One area where Wehrle’s argument could possibly be clarified: he argues that the Categories is semantic rather than metaphysical, but then also points out that for Aristotle ontology, or the question of “what there is”, is not the same thing as metaphysics, or the question of the causes of “what there is.” This raises a question that Wehrle doesn’t directly answer, but which might help clarify the nature of his argument: even if we grant that the Categories is semantic rather than metaphysical, might we still also say that the Categories, and in particular, its distinction between primary and secondary substance, is at least ontological, even if it is not metaphysical? In the order of ontology, which is to say, the order of what there is, after all, the individual, physical substance is primary in a way that the substantial form of the substances is not, even if at the metaphysical level the substantial form is the cause of, and is thus primary to, the individual substance.

Aristotle's teleological nature

Bolotin, David. “The Question of Teleology.” In An Approach to Aristotle’s Physics. State University of New York Press, 1997.

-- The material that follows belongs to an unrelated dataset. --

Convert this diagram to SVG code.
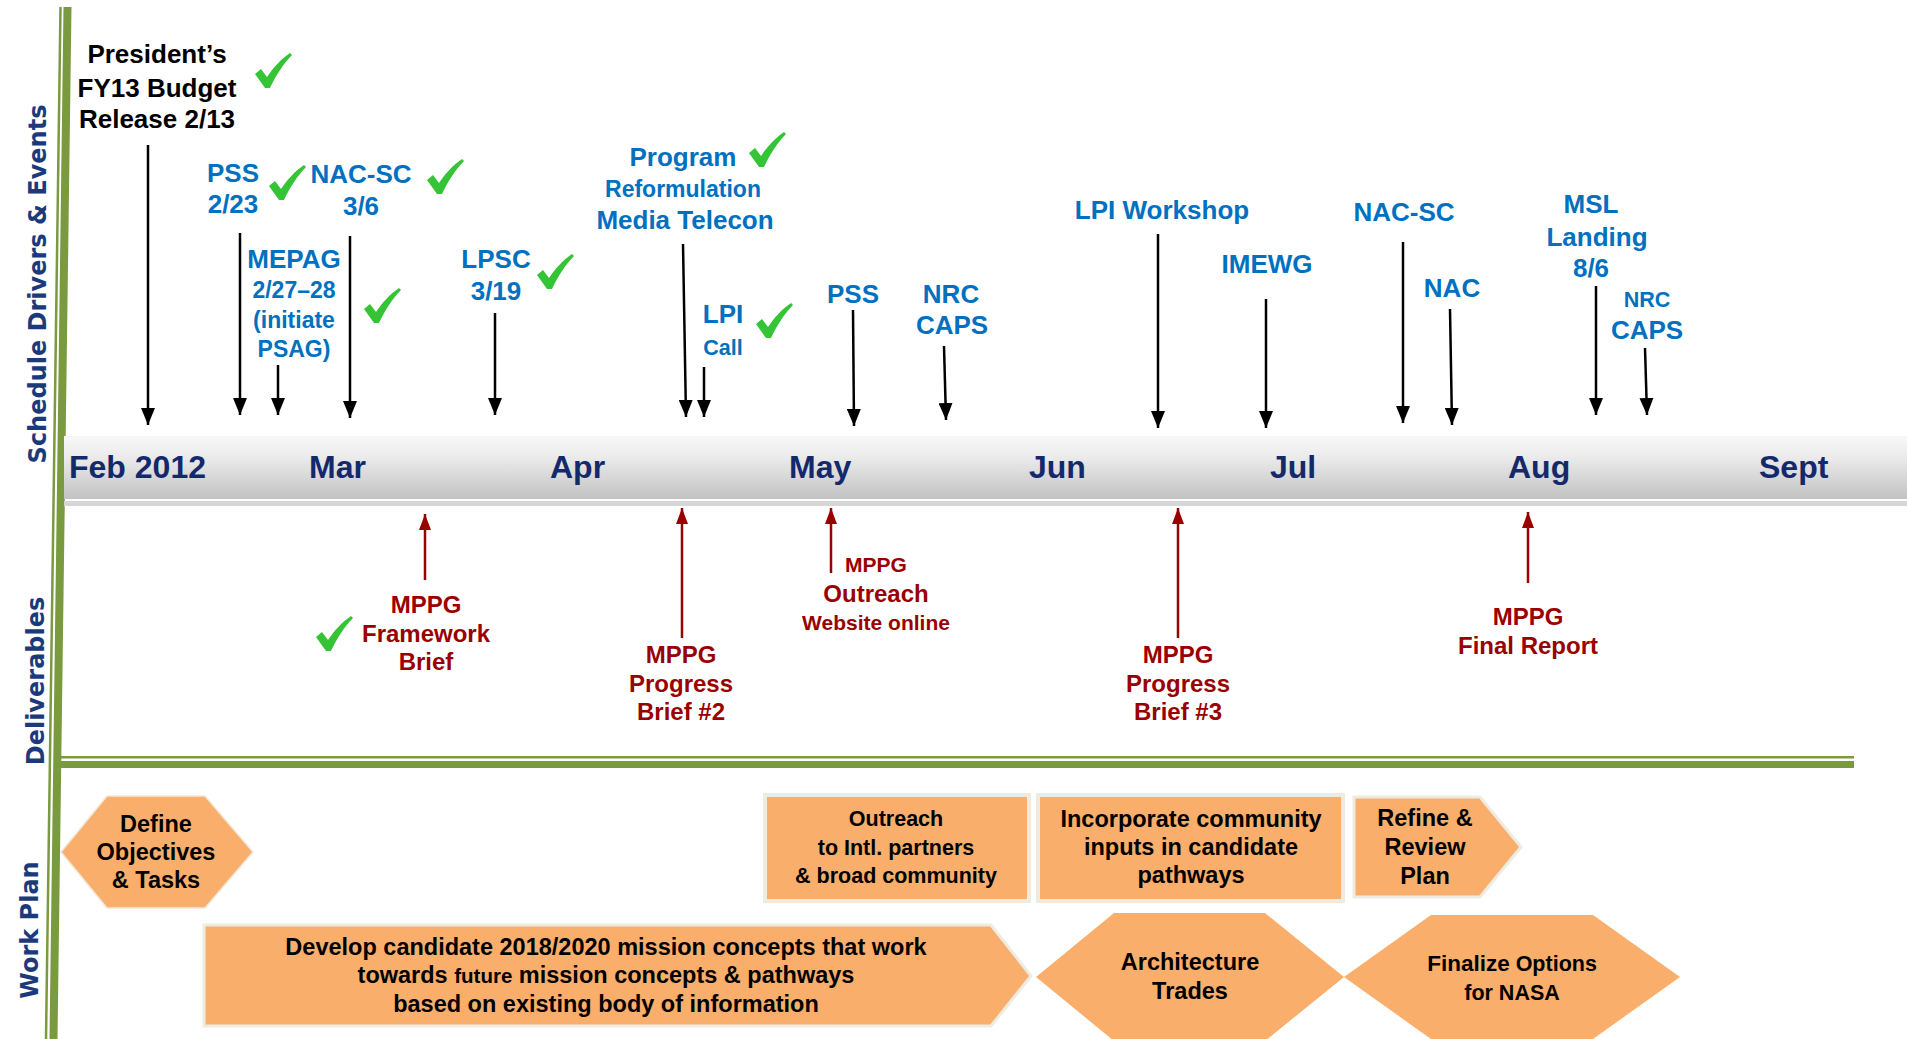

Bolotin’s “The Question of Teleology” opens with the observation that modern philosophy and science have not so much proven the non-existence of teleology in nature as they have simply ignored it. There is an irony involved in modern science’s denial of teleology in nature, which we do observe, all the while formulating its laws in terms of mathematical idealizations which have “no immediate basis in experience and with no evident connection to the ultimate causes of the natural world.” What is more, the inherently provisional nature of science, according to which it “cannot claim, and it will never be able to claim, that it has the definitive understanding of any natural phenomenon,” means that it cannot ever rule out the possibility of purposes of nature. The heart of Bolotin’s argument, however, is his claim that Aristotle’s theory of the purposiveness in nature presupposes the prior existence of intelligent forethought in nature. Bolotin shows that the purposiveness of nature cannot be reduced to chance, for Aristotle’s definition of chance already presupposes his account of nature, including its purposiveness. Chance, therefore, presupposes and is derivative of a purposeful nature, and the notion of a purposeful nature presupposes the notion of intelligence or mind. The final page gives a good summary of the dependence of Aristotle’s notion of chance on his notion of a purposeful nature, and the dependence of his notion of a purposeful nature on a notion of a divine, ordering intelligence.

Aristotelianism in Paul's Cosmology and Anthropology?

Padgett, Alan G. “The Body in Resurrection: Science and Scripture on the ‘Spiritual Body’ (1 Cor. 15:35-58).” Word & World 22, no. 2 (Spring 2002): 155-163. (Available online here.)

Helpful only in that Padgett gives the possible Aristotelian anthropological and cosmological context to and influence upon St. Paul’s remarks about the resurrected body in 1 Cor. 15, but positively unhelpful in its utter and un-argued reduction of Paul’s anthropology and cosmology in 1 Cor. 15 to that of classical philosophy, and all without any consideration of how the thorough Hebraism and Christianity of Paul’s theology would have invariably qualified and conditioned his appropriation of the philosophy of his day. The inevitable, liberal conclusion drawn by Padgett is that, to the extent that Paul’s remarks are based on an antiquated cosmology (spherical cosmos, geocentricism, quintessence, etc.), to that same extent must his theology of the resurrection be re-read according to the verities of modern science.